For any $x\in\mathbb R$, we clearly have $E(X|X\ge x)\ge x$. We also have $E(X|X\ge x)\ge0$. This is a consequence of the previous fact if $x\ge0$, and if $x<0$ this follows since $$E(X\mathbf1_{\{X\ge x\}})=E(X)-E(X\mathbf1_{\{X<x\}})\ge-x\mathbb P(X<x)\ge0.$$ In fact, $E\big(X|X\ge F^{-1}(p)\big)\ge F^{-1}(p)\vee0$ is optimal. If $F^{-1}(p)<0$, we can see this easily by considering a random variable $X$ which satisfies $P(X=x)=p$, $P(X=\frac{p|x|}{1-p})=1-p$ for some $x<0$. It is straightforward to check that $E(X)=0$, $x=F^{-1}(p)$, and $X\ge x$ almost surely, so in particular $E(X|X\ge x)=E(X)=0$.

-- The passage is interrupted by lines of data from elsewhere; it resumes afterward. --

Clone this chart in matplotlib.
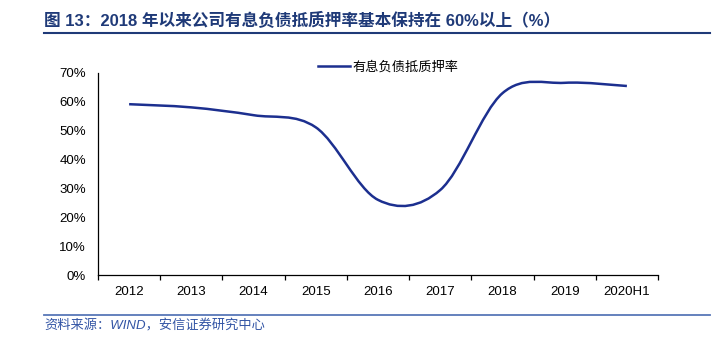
import numpy as np
import matplotlib
matplotlib.use('Agg')
import matplotlib.pyplot as plt
from matplotlib.path import Path
from matplotlib.patches import PathPatch
from matplotlib.lines import Line2D
from matplotlib.ticker import FuncFormatter

plt.rcParams['font.family'] = ['Liberation Sans', 'Noto Sans CJK SC', 'DejaVu Sans']

# data
years = ['2012', '2013', '2014', '2015', '2016', '2017', '2018', '2019', '2020H1']
pledge_ratio = [0.591, 0.580, 0.553, 0.511, 0.260, 0.294, 0.629, 0.665, 0.654]
series_name = '有息负债抵质押率'

title = '图 13：2018 年以来公司有息负债抵质押率基本保持在 60%以上（%）'
source = '资料来源：WIND，安信证券研究中心'

line_color = '#1c2f8f'
title_color = '#1f3a78'
source_color = '#3355a5'

W, H = 714, 344
fig = plt.figure(figsize=(W / 100, H / 100), dpi=100)
ax = fig.add_axes([98 / W, 1 - 275 / H, 560 / W, (275 - 72.7) / H])

# smoothed line (bezier through the points, like office "smoothed line")
x = np.arange(len(years), dtype=float)
y = np.array(pledge_ratio)
px = np.concatenate([[x[0]], x, [x[-1]]])
py = np.concatenate([[y[0]], y, [y[-1]]])
verts = [(x[0], y[0])]
codes = [Path.MOVETO]
for i in range(1, len(px) - 2):
    c1 = (px[i] + (px[i + 1] - px[i - 1]) / 6, py[i] + (py[i + 1] - py[i - 1]) / 6)
    c2 = (px[i + 1] - (px[i + 2] - px[i]) / 6, py[i + 1] - (py[i + 2] - py[i]) / 6)
    verts += [c1, c2, (px[i + 1], py[i + 1])]
    codes += [Path.CURVE4] * 3
ax.add_patch(PathPatch(Path(verts, codes), facecolor='none', edgecolor=line_color,
                       lw=1.8, capstyle='butt', joinstyle='round'))

ax.set_xlim(-0.5, len(years) - 0.5)
ax.set_ylim(0, 0.7)
ax.set_yticks(np.arange(0, 0.71, 0.1))
ax.yaxis.set_major_formatter(FuncFormatter(lambda v, p: '%d%%' % round(v * 100)))
ax.tick_params(axis='y', length=0, pad=8.5, labelsize=9.5, colors='black')

ax.set_xticks(np.arange(-0.5, len(years), 1.0))
ax.set_xticklabels([])
ax.set_xticks(x, minor=True)
ax.set_xticklabels(years, minor=True)
ax.tick_params(axis='x', which='major', length=3.5, width=0.9, direction='out')
ax.tick_params(axis='x', which='minor', length=0, pad=8, labelsize=9.5)

for s in ['top', 'right']:
    ax.spines[s].set_visible(False)
ax.spines['left'].set_linewidth(0.9)
ax.spines['bottom'].set_linewidth(0.9)

handle = Line2D([], [], color=line_color, lw=1.8)
ax.legend([handle], [series_name], loc='center left',
          bbox_to_anchor=(318 / W, 1 - 67 / H), bbox_transform=fig.transFigure,
          frameon=False, borderpad=0, borderaxespad=0, handlelength=2.4,
          handletextpad=0.25,
          prop={'family': ['Noto Sans CJK SC'], 'size': 9.5, 'weight': 'light'})

# title and source
fig.text(44 / W, 1 - 20 / H, title, ha='left', va='center', fontsize=12,
         fontweight='bold', color=title_color)
fig.add_artist(Line2D([44 / W, 710 / W], [1 - 33 / H, 1 - 33 / H], color=title_color, lw=1.5))
fig.add_artist(Line2D([44 / W, 710 / W], [1 - 315 / H, 1 - 315 / H], color='#5877b8', lw=1.3))
fig.text(44 / W, 1 - 326 / H, source, ha='left', va='center', fontsize=9.5,
         style='italic', weight='light', color=source_color)

fig.savefig('out.png', dpi=100)
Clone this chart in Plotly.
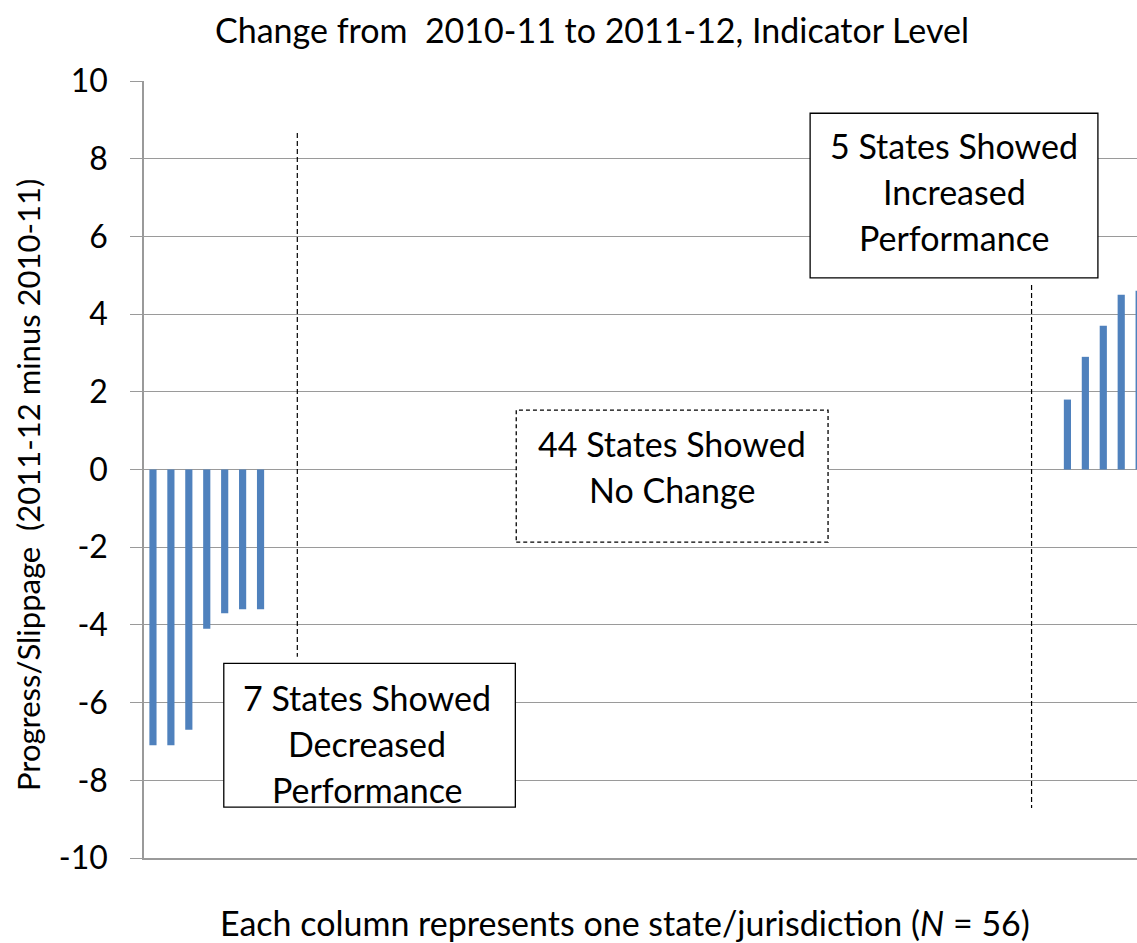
import plotly.graph_objects as go

# values (one column per state/jurisdiction, N = 56)
decreased = [-7.1, -7.1, -6.7, -4.1, -3.7, -3.6, -3.6]
no_change = [0] * 44
increased = [1.8, 2.9, 3.7, 4.5, 4.6]

values = decreased + no_change + increased
columns = list(range(len(values)))

y_tick_vals = [-10, -8, -6, -4, -2, 0, 2, 4, 6, 8, 10]
y_tick_labels = ["-10", "-8", "-6", "-4", "-2", "0", "2", "4", "6", "8", "10"]

title_text = "Change from  2010-11 to 2011-12, Indicator Level"
y_title = "Progress/Slippage  (2011-12 minus 2010-11)"
x_title = "Each column represents one state/jurisdiction (<i>N</i> = 56)"

FONT = "Lato, 'Open Sans', sans-serif"
GRID = "#9a9a9a"
BLUE = "#4F81BD"

# plot area in pixels (used to convert paper positions)
L, R, T, B = 144, 1137, 81, 858


def px(x):
    return (x - L) / (R - L)


def py(y):
    return (B - y) / (B - T)


fig = go.Figure()
fig.add_trace(go.Bar(x=columns, y=values, marker_color=BLUE, marker_line_width=0,
                     width=0.4, hoverinfo="y"))

# dashed separators
for x0, y0, y1 in [(8.05, 8.66, -4.82), (49.0, 4.75, -8.71)]:
    fig.add_shape(type="line", xref="x", yref="y", x0=x0, x1=x0, y0=y0, y1=y1,
                  line=dict(color="black", width=1.2, dash="5px,3px"))

# label boxes
boxes = [
    dict(x0=36.65, x1=52.70, y0=4.93, y1=9.17, dash="solid"),
    dict(x0=20.26, x1=37.65, y0=-1.87, y1=1.53, dash="4px,3px"),
    dict(x0=3.95, x1=20.21, y0=-8.69, y1=-4.99, dash="solid"),
]
for b in boxes:
    fig.add_shape(type="rect", xref="x", yref="y", x0=b["x0"], x1=b["x1"],
                  y0=b["y0"], y1=b["y1"], fillcolor="white",
                  line=dict(color="black", width=1.3, dash=b["dash"]), layer="above")

box_text = [
    (44.68, 7.15, ["5 States Showed", "Increased", "Performance"]),
    (28.96, 0.08, ["44 States Showed", "No Change"]),
    (11.95, -7.04, ["7 States Showed", "Decreased", "Performance"]),
]
for cx, cy, lines in box_text:
    n = len(lines)
    for i, line in enumerate(lines):
        fig.add_annotation(x=cx, y=cy, xref="x", yref="y", text=line, showarrow=False,
                           yshift=(((n - 1) / 2) - i) * 46,
                           font=dict(family=FONT, size=34, color="black"))

fig.add_annotation(x=px(28), y=py(485), xref="paper", yref="paper",
                   text=y_title, textangle=-90, showarrow=False,
                   xanchor="center", yanchor="middle",
                   font=dict(family=FONT, size=31, color="black"))
fig.add_annotation(x=px(625), y=py(922), xref="paper", yref="paper",
                   text=x_title, showarrow=False, xanchor="center", yanchor="middle",
                   font=dict(family=FONT, size=34, color="black"))

fig.update_layout(
    width=1137, height=943,
    margin=dict(l=L, r=1137 - R, t=T, b=943 - B),
    plot_bgcolor="white", paper_bgcolor="white",
    showlegend=False,
    font=dict(family=FONT, color="black"),
    title=dict(text=title_text, xref="container", yref="container",
               x=592 / 1137, y=1 - 31 / 943, xanchor="center", yanchor="middle",
               font=dict(family=FONT, size=34, color="black")),
    xaxis=dict(range=[-0.5, 54.88], showticklabels=False, showgrid=False,
               zeroline=False, showline=True, linecolor=GRID, linewidth=1.5, ticks=""),
    yaxis=dict(range=[-10, 10], tickvals=y_tick_vals, ticktext=y_tick_labels,
               showgrid=True, gridcolor=GRID, gridwidth=1.3, zeroline=False,
               showline=True, linecolor=GRID, linewidth=1.5,
               ticks="outside", ticklen=12, tickcolor=GRID, tickwidth=1.3,
               ticklabelstandoff=16, tickfont=dict(family=FONT, size=32, color="black")),
)

fig.write_html("out.html", config={"displayModeBar": False},
               post_script="document.body.style.margin='0px';")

If $F^{-1}(p)\ge0$, fix $x\ge0,\epsilon>0$ and construct a random variable $X$ satisfying $$P(X=x+\epsilon)=1-p,\quad P(X=x)=\frac p2,\quad P(X=-q)=\frac p2$$ where $q$ is chosen so that $(1-p)(x+\epsilon)+px/2=pq/2$. Again, it is clear that $F^{-1}(p)=x$ and $E(X)=0$, and while you may explicitly calculate $E(X|X\ge x)$, the important thing to note is $E(X|X\ge x)\in[x,x+\epsilon]$. This shows the inequality is optimal.